= Stated problem =
Your task is to reproduce, verbatim and without pictures, the lines from the opening of the listing through the line containing "import * as echarts from 'echarts';".

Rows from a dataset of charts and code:

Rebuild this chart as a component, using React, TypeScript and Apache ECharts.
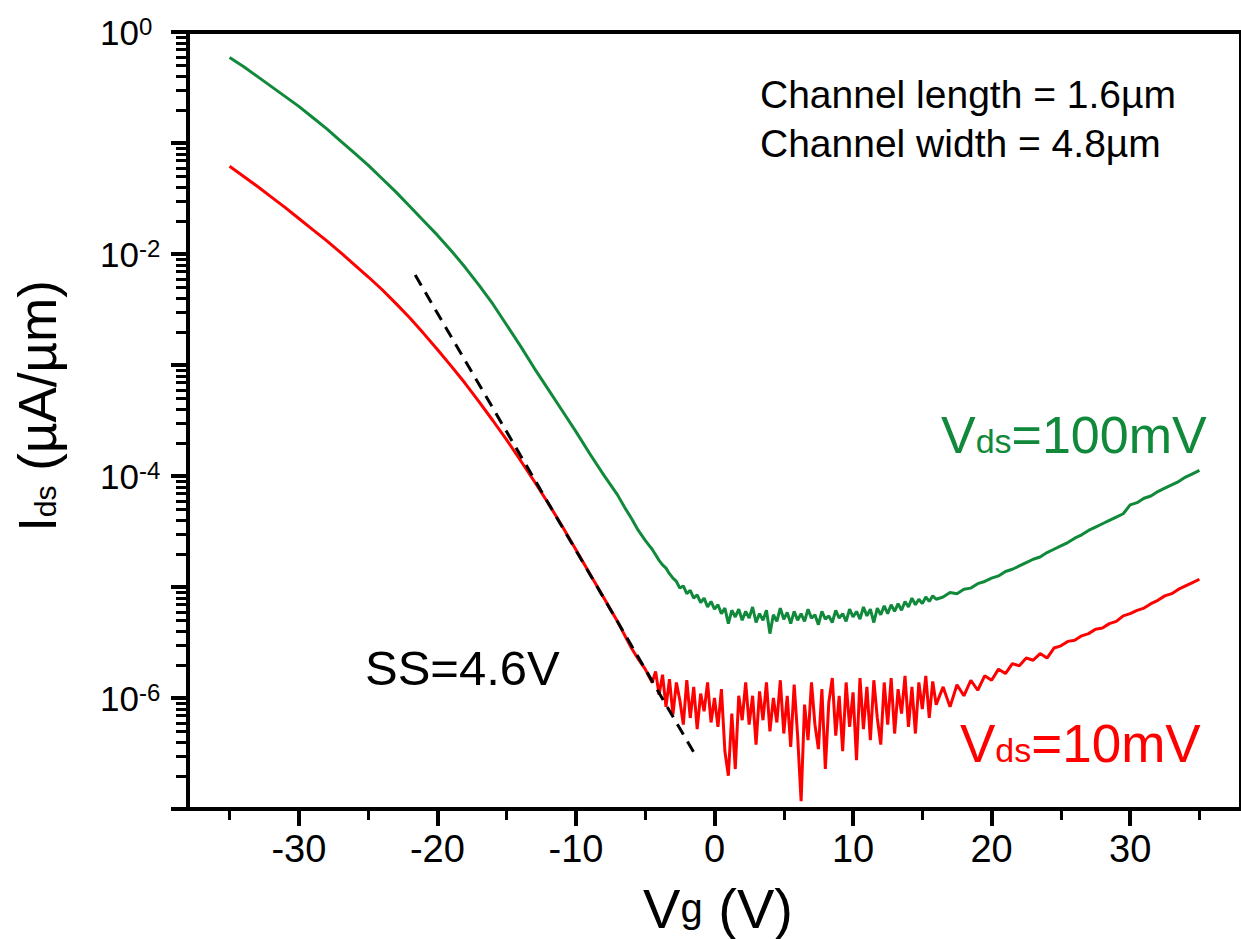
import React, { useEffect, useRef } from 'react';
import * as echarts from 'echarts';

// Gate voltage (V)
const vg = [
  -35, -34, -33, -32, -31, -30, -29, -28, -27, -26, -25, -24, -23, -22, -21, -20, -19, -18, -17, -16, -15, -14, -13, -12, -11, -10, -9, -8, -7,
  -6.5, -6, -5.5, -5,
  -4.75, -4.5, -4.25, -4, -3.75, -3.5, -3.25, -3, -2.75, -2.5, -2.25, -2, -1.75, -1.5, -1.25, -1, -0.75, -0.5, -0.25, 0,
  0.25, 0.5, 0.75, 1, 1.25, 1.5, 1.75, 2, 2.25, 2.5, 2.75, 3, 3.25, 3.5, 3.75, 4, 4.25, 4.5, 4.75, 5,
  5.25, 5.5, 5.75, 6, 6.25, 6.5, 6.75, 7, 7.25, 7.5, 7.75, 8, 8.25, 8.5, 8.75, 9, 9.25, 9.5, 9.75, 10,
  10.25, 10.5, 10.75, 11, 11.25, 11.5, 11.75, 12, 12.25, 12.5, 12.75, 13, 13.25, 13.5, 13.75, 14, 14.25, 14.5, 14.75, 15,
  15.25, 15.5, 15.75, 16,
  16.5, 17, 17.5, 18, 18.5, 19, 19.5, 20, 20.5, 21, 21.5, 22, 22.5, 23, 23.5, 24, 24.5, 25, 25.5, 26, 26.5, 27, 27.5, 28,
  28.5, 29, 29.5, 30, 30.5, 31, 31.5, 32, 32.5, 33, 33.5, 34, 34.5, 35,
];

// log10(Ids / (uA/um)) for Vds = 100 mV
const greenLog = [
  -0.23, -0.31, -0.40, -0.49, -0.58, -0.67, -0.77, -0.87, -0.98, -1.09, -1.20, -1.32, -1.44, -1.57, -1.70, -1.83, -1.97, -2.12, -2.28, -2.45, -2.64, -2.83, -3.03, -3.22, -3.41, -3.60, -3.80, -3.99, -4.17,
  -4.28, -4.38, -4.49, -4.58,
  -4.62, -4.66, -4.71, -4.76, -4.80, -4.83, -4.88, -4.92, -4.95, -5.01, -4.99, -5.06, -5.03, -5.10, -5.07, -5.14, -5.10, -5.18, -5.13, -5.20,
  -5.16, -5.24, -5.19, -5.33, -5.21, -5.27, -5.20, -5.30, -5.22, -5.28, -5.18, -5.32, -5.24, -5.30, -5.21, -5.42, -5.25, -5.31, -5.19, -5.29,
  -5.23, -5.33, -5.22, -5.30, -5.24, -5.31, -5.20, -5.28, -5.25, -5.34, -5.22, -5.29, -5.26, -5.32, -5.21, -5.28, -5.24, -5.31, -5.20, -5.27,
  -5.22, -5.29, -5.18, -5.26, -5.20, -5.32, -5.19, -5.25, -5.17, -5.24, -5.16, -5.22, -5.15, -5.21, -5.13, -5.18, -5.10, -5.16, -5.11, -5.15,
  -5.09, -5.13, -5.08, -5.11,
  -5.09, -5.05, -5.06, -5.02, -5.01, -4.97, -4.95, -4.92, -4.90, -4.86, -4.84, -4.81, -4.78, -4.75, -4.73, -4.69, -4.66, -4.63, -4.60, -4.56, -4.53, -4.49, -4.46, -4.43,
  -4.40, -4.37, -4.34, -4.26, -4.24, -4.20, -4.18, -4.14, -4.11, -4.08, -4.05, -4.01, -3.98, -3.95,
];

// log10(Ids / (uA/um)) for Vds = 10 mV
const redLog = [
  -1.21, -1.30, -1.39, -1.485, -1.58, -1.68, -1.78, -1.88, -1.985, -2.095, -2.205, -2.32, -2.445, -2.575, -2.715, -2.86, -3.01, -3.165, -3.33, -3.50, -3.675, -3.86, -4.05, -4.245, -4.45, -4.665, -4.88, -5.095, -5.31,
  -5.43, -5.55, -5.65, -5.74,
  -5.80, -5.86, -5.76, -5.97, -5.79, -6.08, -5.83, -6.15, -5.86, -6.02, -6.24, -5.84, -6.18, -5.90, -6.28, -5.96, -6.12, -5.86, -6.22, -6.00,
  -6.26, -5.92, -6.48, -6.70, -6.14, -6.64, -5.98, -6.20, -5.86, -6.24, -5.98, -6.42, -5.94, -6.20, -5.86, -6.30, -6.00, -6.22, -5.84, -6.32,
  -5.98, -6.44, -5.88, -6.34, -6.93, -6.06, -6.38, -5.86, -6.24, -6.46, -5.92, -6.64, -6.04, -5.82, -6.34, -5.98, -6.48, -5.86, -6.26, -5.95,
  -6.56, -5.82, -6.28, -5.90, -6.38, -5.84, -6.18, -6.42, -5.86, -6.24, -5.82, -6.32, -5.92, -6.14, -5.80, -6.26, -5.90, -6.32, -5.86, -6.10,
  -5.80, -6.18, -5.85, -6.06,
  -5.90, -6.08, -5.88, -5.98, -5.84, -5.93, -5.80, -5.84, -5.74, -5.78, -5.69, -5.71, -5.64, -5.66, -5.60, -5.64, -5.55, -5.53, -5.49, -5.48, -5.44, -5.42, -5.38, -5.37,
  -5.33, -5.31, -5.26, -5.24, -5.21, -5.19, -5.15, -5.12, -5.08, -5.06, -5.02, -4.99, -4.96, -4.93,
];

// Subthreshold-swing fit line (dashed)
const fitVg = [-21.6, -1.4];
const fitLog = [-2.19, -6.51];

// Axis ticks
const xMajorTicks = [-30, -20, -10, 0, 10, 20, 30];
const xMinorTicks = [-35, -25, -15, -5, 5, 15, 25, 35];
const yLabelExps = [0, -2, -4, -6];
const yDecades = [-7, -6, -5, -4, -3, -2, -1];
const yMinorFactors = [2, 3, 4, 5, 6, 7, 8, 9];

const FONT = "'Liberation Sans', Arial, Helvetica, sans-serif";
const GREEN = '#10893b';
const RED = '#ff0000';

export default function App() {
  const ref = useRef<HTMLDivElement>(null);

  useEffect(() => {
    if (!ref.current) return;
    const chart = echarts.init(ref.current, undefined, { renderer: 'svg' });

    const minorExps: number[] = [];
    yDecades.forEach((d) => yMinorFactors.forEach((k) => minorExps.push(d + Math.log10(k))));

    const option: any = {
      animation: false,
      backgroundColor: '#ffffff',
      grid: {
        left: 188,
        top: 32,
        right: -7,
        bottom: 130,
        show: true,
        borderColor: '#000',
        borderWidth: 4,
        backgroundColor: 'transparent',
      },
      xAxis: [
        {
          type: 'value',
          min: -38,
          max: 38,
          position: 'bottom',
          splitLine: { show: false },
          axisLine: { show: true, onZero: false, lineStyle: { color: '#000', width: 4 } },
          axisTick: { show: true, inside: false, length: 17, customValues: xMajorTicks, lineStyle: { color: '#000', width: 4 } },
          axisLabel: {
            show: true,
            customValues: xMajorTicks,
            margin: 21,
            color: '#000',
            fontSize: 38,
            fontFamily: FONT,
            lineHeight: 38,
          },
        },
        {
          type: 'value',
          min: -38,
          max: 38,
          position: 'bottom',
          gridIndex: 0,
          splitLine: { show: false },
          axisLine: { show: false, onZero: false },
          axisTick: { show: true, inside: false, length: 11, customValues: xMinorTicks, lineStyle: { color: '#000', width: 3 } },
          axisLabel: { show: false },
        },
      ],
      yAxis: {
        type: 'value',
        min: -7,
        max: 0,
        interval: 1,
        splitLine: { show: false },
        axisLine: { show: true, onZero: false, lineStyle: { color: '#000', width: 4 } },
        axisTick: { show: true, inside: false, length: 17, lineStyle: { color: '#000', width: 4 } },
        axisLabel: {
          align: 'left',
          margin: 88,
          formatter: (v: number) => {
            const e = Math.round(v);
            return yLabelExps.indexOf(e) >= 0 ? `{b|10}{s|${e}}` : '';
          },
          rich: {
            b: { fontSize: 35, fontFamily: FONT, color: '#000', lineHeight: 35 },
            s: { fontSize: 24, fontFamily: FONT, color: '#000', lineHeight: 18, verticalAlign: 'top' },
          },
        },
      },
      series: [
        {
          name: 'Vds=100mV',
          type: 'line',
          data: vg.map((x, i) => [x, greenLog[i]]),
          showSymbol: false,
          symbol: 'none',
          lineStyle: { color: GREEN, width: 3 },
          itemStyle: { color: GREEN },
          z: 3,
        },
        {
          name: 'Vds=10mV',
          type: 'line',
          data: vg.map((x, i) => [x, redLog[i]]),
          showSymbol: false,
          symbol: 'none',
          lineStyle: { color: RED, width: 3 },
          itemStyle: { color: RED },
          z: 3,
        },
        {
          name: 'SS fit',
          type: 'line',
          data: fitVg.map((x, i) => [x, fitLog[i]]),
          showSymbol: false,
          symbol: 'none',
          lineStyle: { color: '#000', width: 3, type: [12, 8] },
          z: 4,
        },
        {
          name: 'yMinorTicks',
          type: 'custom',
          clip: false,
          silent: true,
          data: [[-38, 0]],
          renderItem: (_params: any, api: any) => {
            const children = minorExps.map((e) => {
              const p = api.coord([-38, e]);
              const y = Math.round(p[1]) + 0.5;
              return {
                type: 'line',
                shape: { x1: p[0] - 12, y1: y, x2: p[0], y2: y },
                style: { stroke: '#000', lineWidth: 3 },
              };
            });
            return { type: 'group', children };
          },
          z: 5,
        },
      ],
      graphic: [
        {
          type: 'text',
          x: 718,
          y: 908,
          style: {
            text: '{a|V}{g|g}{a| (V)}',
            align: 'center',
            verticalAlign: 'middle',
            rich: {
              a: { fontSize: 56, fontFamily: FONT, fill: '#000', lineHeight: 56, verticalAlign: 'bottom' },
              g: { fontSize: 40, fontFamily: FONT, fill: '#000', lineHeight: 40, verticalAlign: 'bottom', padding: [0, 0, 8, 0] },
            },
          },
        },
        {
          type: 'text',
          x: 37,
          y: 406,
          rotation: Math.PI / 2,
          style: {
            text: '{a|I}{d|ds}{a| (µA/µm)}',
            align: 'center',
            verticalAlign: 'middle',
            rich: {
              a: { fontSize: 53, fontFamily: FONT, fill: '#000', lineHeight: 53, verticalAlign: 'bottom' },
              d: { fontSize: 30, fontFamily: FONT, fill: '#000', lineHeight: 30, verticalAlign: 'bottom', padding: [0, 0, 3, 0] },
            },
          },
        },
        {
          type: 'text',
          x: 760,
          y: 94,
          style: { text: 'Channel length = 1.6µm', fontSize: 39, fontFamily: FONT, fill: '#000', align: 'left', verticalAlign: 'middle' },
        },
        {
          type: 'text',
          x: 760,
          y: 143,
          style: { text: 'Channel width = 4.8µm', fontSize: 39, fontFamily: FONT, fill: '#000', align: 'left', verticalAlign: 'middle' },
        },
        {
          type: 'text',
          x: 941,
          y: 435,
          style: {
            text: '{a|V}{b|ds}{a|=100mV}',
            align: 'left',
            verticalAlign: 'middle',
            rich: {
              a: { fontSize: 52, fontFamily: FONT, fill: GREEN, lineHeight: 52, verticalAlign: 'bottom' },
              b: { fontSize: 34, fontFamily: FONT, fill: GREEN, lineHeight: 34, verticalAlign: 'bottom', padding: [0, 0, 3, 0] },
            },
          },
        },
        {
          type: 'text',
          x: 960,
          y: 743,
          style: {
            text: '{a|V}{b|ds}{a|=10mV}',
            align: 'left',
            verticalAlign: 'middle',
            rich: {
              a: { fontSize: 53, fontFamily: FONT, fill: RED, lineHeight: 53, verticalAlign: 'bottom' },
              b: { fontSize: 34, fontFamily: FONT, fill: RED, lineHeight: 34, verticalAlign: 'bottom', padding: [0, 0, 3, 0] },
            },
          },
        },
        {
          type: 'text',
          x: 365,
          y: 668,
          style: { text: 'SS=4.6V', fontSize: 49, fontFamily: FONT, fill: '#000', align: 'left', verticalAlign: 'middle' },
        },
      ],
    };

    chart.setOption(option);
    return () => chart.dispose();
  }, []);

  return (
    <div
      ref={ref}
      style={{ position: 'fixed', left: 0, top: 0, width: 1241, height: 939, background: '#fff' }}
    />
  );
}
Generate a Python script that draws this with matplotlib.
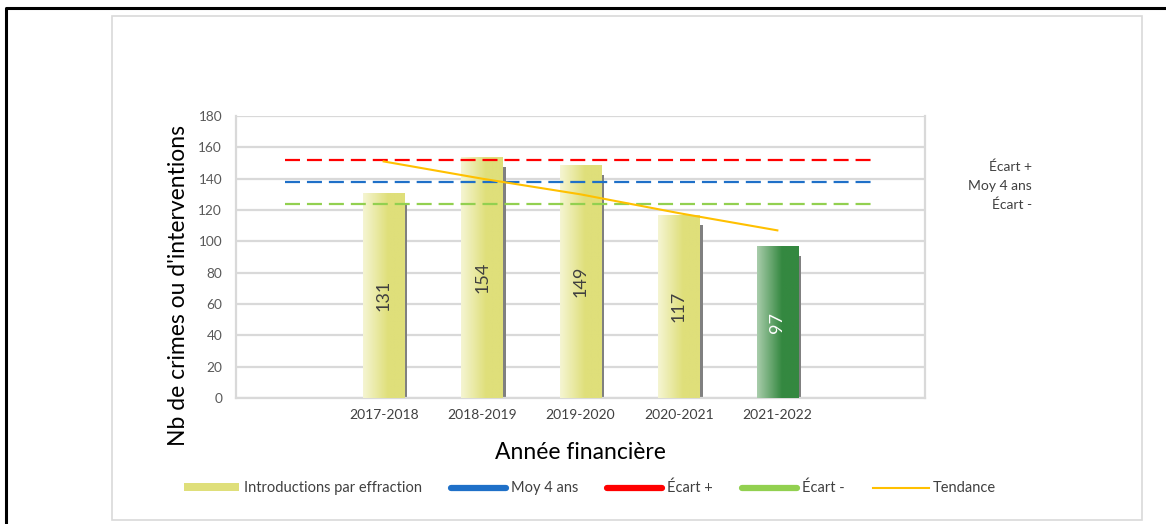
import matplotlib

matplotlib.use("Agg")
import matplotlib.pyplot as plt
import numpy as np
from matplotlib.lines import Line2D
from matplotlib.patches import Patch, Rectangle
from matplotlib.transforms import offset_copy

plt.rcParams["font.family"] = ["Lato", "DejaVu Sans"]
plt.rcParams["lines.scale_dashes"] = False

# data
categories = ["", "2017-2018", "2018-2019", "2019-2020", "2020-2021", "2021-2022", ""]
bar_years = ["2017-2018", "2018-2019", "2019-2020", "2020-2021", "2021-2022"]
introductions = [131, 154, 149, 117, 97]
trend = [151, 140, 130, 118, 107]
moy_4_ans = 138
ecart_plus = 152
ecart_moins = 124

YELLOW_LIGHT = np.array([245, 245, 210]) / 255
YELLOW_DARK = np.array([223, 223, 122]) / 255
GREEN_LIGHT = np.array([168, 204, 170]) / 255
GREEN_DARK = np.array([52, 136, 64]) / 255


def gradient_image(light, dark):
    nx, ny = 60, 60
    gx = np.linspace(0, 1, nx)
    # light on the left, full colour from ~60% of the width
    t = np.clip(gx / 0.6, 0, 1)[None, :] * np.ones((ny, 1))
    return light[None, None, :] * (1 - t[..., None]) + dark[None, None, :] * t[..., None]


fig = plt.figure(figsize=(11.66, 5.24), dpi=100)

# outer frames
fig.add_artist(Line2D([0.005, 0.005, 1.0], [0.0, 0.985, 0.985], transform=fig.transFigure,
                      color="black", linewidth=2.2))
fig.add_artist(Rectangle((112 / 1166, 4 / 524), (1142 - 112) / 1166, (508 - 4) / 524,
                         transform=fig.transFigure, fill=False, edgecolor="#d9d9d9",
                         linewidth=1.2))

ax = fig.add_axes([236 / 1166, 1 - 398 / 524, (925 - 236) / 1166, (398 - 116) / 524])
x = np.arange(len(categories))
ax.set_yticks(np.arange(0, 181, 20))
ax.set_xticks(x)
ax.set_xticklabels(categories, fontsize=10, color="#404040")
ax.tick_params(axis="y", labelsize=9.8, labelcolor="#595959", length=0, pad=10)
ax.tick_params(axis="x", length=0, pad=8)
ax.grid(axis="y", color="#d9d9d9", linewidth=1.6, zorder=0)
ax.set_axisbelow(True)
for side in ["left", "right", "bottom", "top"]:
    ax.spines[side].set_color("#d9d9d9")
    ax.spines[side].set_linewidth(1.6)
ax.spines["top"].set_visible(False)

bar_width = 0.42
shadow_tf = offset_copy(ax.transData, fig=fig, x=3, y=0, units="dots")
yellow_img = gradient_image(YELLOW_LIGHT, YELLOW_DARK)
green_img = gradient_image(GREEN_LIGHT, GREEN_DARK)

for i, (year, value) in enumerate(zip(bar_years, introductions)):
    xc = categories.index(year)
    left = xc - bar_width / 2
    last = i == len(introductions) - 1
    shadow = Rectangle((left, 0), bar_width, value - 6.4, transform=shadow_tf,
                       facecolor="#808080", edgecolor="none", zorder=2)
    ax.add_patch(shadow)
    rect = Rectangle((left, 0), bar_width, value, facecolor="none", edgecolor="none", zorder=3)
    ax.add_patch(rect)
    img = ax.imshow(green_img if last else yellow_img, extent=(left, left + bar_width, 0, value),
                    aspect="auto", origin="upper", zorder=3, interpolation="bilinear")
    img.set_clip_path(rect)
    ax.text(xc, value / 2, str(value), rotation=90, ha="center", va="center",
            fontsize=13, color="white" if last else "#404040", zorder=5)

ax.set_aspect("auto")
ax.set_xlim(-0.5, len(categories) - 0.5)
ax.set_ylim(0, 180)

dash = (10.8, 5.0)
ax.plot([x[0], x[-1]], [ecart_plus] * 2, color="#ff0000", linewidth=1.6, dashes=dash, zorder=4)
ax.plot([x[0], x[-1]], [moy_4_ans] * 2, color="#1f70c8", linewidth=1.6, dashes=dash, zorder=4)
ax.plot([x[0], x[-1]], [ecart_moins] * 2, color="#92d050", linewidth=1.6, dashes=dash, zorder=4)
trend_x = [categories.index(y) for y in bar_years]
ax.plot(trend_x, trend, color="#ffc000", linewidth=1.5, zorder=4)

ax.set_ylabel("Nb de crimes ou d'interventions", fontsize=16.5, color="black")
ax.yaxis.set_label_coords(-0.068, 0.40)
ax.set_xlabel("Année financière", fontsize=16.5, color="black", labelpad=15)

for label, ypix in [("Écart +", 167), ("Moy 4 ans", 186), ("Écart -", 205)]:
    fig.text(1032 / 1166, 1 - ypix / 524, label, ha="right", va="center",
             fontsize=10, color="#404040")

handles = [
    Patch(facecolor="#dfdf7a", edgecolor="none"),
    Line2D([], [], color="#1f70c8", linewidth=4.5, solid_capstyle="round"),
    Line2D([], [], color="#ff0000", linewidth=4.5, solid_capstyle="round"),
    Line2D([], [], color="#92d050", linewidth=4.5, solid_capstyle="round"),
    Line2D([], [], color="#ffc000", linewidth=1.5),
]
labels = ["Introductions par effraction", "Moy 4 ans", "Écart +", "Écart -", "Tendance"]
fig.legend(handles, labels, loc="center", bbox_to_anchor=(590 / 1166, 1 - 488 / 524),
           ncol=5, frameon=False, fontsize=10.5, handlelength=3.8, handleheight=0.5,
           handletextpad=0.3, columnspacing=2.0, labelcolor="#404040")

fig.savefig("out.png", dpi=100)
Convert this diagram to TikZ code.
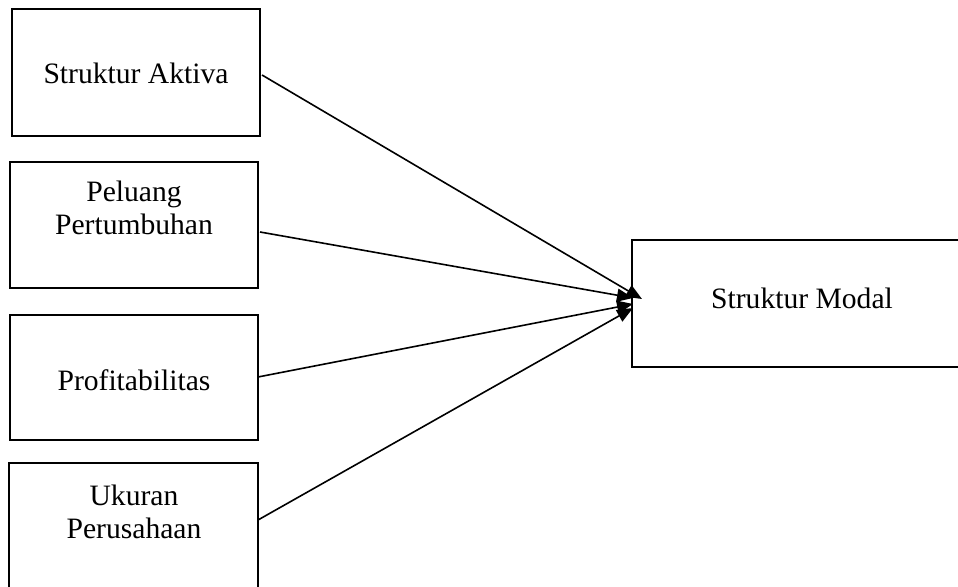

= Complete answer =
Rebuild this chart as a component, using React, TypeScript and Apache ECharts.
import React, { useEffect, useRef } from 'react';
import * as echarts from 'echarts';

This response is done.